Days 6-8: practice source evaluation. Find 5 sources on one issue and sort them by credibility, perspective, evidence type, and usefulness. Do not just ask whether a source agrees with you. Ask what work it can do in an argument.
Days 9-11: narrow a research question. Start with a broad issue, then create 3 more specific questions. For each one, check whether it can be researched, argued, and answered with available evidence.
Days 12-14: build a mini presentation. Make a 3-4 minute explanation of a claim, evidence, limitation, and implication. Practice answering two defense-style questions: why this evidence, and what is the biggest limitation?
Bottom line
AP Seminar is not hard because the content is impossible. It is hard because the course asks you to manage research, writing, teamwork, presentation, and timed argument analysis at the same time.
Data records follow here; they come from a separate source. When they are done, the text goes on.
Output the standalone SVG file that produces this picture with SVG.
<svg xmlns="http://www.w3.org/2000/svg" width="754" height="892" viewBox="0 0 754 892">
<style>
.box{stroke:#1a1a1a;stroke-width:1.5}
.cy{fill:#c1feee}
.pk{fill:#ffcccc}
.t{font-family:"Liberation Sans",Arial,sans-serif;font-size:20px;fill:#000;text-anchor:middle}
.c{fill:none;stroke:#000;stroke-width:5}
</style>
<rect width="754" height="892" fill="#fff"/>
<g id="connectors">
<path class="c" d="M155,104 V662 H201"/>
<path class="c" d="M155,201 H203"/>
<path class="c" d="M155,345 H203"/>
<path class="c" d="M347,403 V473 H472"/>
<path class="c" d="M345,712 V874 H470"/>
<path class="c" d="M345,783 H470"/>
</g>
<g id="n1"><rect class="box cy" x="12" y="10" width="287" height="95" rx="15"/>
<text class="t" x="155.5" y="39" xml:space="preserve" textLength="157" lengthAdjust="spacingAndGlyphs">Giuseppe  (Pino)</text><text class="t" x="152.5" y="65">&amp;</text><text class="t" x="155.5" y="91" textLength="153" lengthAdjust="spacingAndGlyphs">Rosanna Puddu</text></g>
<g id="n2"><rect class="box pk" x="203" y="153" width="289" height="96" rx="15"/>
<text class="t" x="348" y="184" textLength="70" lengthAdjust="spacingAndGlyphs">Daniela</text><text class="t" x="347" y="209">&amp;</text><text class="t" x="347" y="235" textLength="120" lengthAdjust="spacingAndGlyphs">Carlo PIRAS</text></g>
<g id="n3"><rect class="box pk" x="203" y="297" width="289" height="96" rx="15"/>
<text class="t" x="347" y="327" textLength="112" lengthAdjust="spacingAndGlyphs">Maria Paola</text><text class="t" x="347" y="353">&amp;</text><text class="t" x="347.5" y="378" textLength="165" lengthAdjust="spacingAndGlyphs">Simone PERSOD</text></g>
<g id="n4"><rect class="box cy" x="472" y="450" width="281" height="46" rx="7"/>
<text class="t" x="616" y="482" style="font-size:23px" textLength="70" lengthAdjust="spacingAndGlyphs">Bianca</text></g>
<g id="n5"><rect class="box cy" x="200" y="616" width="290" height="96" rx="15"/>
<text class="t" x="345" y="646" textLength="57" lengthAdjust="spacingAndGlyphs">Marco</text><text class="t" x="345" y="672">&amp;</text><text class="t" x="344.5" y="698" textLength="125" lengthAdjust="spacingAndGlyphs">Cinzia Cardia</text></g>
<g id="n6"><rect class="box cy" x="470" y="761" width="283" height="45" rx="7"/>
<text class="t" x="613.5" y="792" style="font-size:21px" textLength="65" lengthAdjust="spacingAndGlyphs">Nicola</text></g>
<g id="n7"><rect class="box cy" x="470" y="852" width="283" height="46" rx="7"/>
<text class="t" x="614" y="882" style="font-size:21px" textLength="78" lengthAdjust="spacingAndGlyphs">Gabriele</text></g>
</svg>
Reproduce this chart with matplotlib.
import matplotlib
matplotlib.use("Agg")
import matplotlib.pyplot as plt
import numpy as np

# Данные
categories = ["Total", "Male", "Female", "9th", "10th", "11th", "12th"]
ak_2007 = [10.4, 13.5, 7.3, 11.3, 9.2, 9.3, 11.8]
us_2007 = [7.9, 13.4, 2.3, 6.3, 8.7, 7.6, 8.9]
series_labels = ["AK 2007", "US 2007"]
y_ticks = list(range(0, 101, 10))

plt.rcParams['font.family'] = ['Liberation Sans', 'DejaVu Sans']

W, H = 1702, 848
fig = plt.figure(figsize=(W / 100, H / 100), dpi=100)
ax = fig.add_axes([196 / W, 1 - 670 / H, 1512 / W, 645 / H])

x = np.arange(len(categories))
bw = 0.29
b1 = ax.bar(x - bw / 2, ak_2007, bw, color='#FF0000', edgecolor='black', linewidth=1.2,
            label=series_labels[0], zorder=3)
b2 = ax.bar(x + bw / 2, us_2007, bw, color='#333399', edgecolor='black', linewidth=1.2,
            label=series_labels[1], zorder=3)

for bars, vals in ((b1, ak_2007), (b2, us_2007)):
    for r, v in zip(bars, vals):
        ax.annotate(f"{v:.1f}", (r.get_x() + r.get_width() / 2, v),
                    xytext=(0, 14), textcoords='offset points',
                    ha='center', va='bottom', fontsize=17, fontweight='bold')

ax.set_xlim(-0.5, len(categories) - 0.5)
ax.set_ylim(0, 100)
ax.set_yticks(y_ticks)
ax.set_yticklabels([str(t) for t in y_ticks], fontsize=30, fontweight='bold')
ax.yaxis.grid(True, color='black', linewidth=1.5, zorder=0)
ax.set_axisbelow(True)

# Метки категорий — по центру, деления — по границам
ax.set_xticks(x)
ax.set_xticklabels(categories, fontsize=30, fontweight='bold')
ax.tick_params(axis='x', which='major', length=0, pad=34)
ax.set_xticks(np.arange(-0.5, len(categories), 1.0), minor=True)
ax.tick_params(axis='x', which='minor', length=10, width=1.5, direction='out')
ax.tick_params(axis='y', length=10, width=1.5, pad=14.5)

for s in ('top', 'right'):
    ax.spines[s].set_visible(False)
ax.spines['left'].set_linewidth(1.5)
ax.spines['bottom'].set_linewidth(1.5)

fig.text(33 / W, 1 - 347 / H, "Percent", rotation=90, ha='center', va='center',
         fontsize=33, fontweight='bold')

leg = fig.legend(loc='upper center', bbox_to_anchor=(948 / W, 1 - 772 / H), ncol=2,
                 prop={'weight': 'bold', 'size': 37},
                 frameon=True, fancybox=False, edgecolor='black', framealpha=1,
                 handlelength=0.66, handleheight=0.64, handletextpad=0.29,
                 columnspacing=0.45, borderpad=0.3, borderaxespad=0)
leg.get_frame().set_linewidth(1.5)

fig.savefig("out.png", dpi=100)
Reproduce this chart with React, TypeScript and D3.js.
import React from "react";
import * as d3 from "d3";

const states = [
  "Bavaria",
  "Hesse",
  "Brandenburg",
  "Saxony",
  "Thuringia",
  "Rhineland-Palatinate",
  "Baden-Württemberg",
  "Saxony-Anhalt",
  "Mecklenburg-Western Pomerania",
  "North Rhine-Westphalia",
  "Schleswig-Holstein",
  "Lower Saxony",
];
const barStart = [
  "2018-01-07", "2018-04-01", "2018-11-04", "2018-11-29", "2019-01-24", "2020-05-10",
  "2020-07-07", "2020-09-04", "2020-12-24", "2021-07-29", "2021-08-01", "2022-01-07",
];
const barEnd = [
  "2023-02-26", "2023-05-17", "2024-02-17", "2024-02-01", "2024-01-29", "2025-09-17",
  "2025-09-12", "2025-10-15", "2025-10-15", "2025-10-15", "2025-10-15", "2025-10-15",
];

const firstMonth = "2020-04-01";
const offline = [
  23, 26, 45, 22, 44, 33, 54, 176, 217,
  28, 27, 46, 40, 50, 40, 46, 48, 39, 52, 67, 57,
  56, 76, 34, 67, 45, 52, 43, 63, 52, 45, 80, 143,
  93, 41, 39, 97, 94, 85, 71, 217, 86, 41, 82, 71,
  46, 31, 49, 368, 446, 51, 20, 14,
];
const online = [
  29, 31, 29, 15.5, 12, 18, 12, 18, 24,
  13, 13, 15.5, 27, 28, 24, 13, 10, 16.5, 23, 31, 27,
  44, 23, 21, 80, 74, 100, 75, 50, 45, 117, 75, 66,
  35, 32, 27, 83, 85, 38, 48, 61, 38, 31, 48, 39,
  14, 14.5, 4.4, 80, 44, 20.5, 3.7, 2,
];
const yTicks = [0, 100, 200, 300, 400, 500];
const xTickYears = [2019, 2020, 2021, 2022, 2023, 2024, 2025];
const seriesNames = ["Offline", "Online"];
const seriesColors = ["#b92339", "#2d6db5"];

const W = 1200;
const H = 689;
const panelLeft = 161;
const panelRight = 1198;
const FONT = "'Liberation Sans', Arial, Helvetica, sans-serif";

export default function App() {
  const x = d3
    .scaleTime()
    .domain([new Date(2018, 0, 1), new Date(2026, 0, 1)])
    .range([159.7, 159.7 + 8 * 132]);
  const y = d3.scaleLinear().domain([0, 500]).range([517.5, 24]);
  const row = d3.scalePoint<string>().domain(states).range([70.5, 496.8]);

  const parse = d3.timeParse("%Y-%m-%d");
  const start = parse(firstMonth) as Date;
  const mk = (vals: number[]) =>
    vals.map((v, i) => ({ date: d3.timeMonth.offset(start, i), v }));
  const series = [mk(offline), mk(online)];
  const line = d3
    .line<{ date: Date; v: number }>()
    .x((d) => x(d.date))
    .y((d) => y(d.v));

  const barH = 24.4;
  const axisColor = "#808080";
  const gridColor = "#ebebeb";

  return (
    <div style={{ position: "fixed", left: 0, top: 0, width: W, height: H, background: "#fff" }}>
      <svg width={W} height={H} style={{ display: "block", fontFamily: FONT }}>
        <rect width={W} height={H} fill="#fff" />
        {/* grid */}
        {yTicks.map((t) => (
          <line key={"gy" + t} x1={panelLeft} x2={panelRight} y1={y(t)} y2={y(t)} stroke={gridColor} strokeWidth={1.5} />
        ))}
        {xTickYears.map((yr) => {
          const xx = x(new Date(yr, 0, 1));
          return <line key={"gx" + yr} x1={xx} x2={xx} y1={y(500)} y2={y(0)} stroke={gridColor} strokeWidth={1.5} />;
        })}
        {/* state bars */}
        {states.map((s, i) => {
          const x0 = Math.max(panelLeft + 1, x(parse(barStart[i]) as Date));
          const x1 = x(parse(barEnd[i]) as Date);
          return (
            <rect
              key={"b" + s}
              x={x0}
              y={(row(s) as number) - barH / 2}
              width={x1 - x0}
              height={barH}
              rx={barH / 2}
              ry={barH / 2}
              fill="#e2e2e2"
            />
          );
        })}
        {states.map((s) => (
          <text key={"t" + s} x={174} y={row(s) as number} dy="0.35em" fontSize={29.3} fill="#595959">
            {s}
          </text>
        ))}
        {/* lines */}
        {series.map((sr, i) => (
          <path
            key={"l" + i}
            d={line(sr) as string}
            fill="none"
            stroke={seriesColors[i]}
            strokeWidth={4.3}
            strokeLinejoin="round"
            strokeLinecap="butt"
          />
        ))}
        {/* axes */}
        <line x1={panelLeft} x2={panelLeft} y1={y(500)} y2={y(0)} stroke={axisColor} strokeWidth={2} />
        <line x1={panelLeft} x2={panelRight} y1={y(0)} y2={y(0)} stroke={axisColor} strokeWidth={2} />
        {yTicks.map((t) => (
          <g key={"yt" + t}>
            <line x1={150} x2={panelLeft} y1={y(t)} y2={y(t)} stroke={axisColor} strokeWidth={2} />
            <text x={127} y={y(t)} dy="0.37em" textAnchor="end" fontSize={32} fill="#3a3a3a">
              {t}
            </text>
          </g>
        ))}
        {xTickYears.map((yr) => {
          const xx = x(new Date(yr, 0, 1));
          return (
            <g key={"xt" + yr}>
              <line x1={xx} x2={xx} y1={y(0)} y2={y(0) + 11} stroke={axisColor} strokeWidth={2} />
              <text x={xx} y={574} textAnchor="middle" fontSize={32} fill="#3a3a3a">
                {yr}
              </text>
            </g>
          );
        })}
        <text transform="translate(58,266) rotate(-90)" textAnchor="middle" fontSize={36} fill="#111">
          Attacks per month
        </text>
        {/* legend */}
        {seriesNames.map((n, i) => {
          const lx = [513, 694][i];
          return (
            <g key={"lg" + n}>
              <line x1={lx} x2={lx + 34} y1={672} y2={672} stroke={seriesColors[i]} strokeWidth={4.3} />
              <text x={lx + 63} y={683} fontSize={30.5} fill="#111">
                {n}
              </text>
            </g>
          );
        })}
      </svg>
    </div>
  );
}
If you stay organized and practice using evidence instead of just collecting sources, AP Seminar can be one of the most useful AP classes. If you wait until deadlines are close, the workload can pile up quickly.
Frequently Asked Questions
Is AP Seminar hard?
AP Seminar is hard because it combines research, writing, presentation, collaboration, oral defense, and a fully digital end-of-course exam. The 2025 national pass rate was 83.4%, but the course still takes steady project management and evidence-based writing.
What is the AP Seminar pass rate?
The official 2025 AP Seminar pass rate was 83.4%, meaning 83.4% of students earned a 3 or higher. In the same year, 9.4% earned a 5, 126,001 students took AP Seminar, and the mean score was 3.17.
Is AP Seminar harder than AP Research?
AP Seminar has more moving parts: team work, individual research, presentations, oral defense, and a timed digital exam. AP Research is more independent and centers on one long project. Seminar feels harder if you dislike juggling task types, while Research feels harder if you need structure.
Is AP Seminar worth taking?
AP Seminar is worth taking if you want stronger research, writing, presentation, collaboration, and source-analysis skills. It is also the first course in the AP Capstone sequence and can lead toward the AP Capstone Diploma or AP Seminar and Research Certificate.